Die menschlichen Götterdarstellungen sind lediglich eine Art von Personifizierungen der Rollen, die die Götter in der Welt spielten. Sie waren, statt zu agieren.
Die Ägypter meinten nun, in verschiedenen Tieren und Pflanzen Eigenschaften bestimmter Götter wiederzuerkennen. In der Lotosblüte (eigentlich die blaue Wasserlilie), die jedes Jahr kurz nach dem Rückgang der Nilschwemme vom anscheinend toten Boden emporspross, sahen sie ein Symbol der Sonne, die ihrer Meinung nach als allererstes vom Urhügel geboren wurde nachdem der Urozean Nun sich zurückgezogen hatte.

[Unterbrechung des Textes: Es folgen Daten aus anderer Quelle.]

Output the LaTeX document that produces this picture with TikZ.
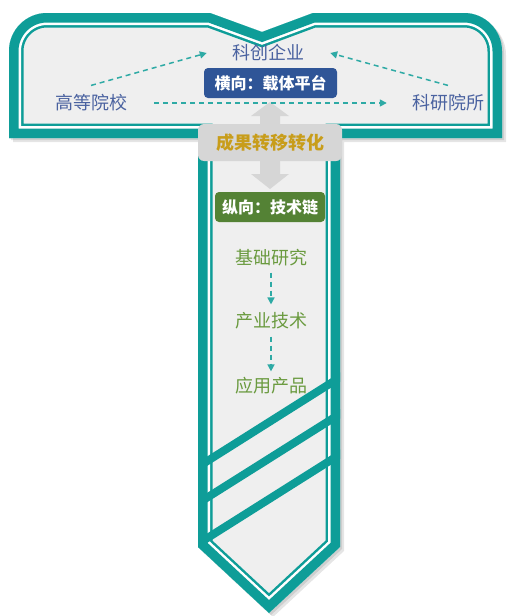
\documentclass[tikz,border=0pt]{standalone}
\usepackage{fontspec}
\newfontfamily\cjk{Noto Sans CJK SC}
\usetikzlibrary{arrows.meta}
\definecolor{tealA}{HTML}{0E9D98}
\definecolor{fillA}{HTML}{EFEFEF}
\definecolor{labelblue}{HTML}{4A62A0}
\definecolor{boxblue}{HTML}{2F5597}
\definecolor{boxgray}{HTML}{D6D6D6}
\definecolor{gold}{HTML}{C89D1A}
\definecolor{boxgreen}{HTML}{548235}
\definecolor{txtgreen}{HTML}{6A9A3F}
\definecolor{dashteal}{HTML}{2EAAA5}
\def\Tpath{(9,138) -- (9,51) .. controls (9,30) and (26,13) .. (47,13) -- (210,13) -- (262,32) -- (313,13) -- (464,13) .. controls (485,13) and (502,30) .. (502,51) -- (502,138) -- (340,138) -- (340,547) -- (269,613) -- (198,547) -- (198,138) -- cycle}
\begin{document}
\begin{tikzpicture}[x=1pt,y=-1pt,
  toplabel/.style={font=\cjk\fontsize{18}{18}\selectfont, text=labelblue, inner sep=0pt},
  greenlabel/.style={font=\cjk\fontsize{18}{18}\selectfont, text=txtgreen, inner sep=0pt},
  bluebox/.style={font=\cjk\bfseries\fontsize{16}{16}\selectfont, text=white, fill=boxblue, rounded corners=4pt, minimum width=133pt, minimum height=30pt, inner sep=0pt},
  greenbox/.style={font=\cjk\bfseries\fontsize{16}{16}\selectfont, text=white, fill=boxgreen, rounded corners=4pt, minimum width=110pt, minimum height=30pt, inner sep=0pt},
  graybox/.style={font=\cjk\bfseries\fontsize{18}{18}\selectfont, text=gold, fill=boxgray, rounded corners=6pt, minimum width=144pt, minimum height=37pt, inner sep=0pt},
  dasharrow/.style={dashteal, line width=1.5pt, dash pattern=on 5pt off 4pt, -{Triangle[length=7pt,width=7pt]}},
  band/.style={line join=miter, miter limit=20}
]
\useasboundingbox (0,0) rectangle (508,616);
% shadow
\fill[black, opacity=0.10, shift={(4,4)}] \Tpath;
\fill[black, opacity=0.10, shift={(2,2)}] \Tpath;
% T shape
\begin{scope}
  \clip \Tpath;
  \fill[fillA] \Tpath;
  \draw[tealA, line width=29pt, band] \Tpath;
  \draw[white, line width=24pt, band] \Tpath;
  \draw[tealA, line width=19pt, band] \Tpath;
  % stripes
  \draw[tealA, line width=8pt] (190,472) -- (350,371);
  \draw[tealA, line width=8pt] (190,508.4) -- (350,407.6);
  \draw[tealA, line width=8pt] (190,549) -- (350,448);
\end{scope}
% double block arrow
\fill[boxgray] (270,102) -- (289,116) -- (280,116) -- (280,174) -- (289,174) -- (270,189) -- (251,174) -- (260,174) -- (260,116) -- (251,116) -- cycle;
% labels
\node[toplabel] (kc) at (268,53) {科创企业};
\node[toplabel] (gd) at (91,103) {高等院校};
\node[toplabel] (ky) at (448,103) {科研院所};
\node[bluebox] (hx) at (270.5,83) {横向：载体平台};
\node[graybox] (cg) at (270,142.5) {成果转移转化};
\node[greenbox] (zx) at (270,207) {纵向：技术链};
\node[greenlabel] (jc) at (271,258) {基础研究};
\node[greenlabel] (cy) at (271,321) {产业技术};
\node[greenlabel] (yy) at (271,386) {应用产品};
% connectors
\draw[dasharrow] ([yshift=9pt]gd.north) -- ([xshift=-25pt]kc.west);
\draw[dasharrow] ([yshift=9pt]ky.north) -- ([xshift=26pt]kc.east);
\draw[dasharrow] ([xshift=27pt]gd.east) -- ([xshift=-25pt]ky.west);
\draw[dasharrow] ([yshift=-6pt]jc.south) -- ([yshift=8pt]cy.north);
\draw[dasharrow] ([yshift=-7pt]cy.south) -- ([yshift=6pt]yy.north);
\end{tikzpicture}
\end{document}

Aber auch der Mistkäfer erinnerte sie an die Sonne, da er einen Dungball rollte, was man als Modell für die Bewegung der Sonne (der sichtbaren Ausprägung des Sonnengotts) ansah. Und auch Schlangen wurden mit ihr identifiziert, da diese sich ebenso wie die Sonne ohne sichtbare Bewegungsorgane fortbewegten.[13]
Dies ist der Grund für das vermeintliche Chaos in der ägyptischen Götterwelt, in der jeder Gott offenbar durch Tausende von Tieren, Pflanzen oder Symbolen repräsentiert wurde. Und in der dieselben Tiere, Pflanzen und Symbole unterschiedliche Götter symbolisierten.
Das müssen wir uns vor Augen halten, wenn wir später die Symbolik der "Birnen"-Darstellungen entschlüsseln wollen.
Ein weiteres wichtiges Prinzip der ägyptischen Religion ist der "Synkretismus". Die Ägypter liebten den Ausgleich und waren Gegner von Eroberungen und Verdrängungen. Wenn sich neue religiöse Strömungen durchsetzten, ersetzten diese nicht vorhergehende Ideen, sondern absorbierten sie und versuchten, sie in ein neues Bild einzugliedern. So "saugten" viele Götter im Laufe der Zeit die Rollen anderer Götter auf, um so zu "Supergöttern" zu werden (übrigens ein weiteres starkes Indiz gegen die einfach gestrickten Vorstellungen von Astronautengöttern). Kehren wir nun zu den Reliefs zurück.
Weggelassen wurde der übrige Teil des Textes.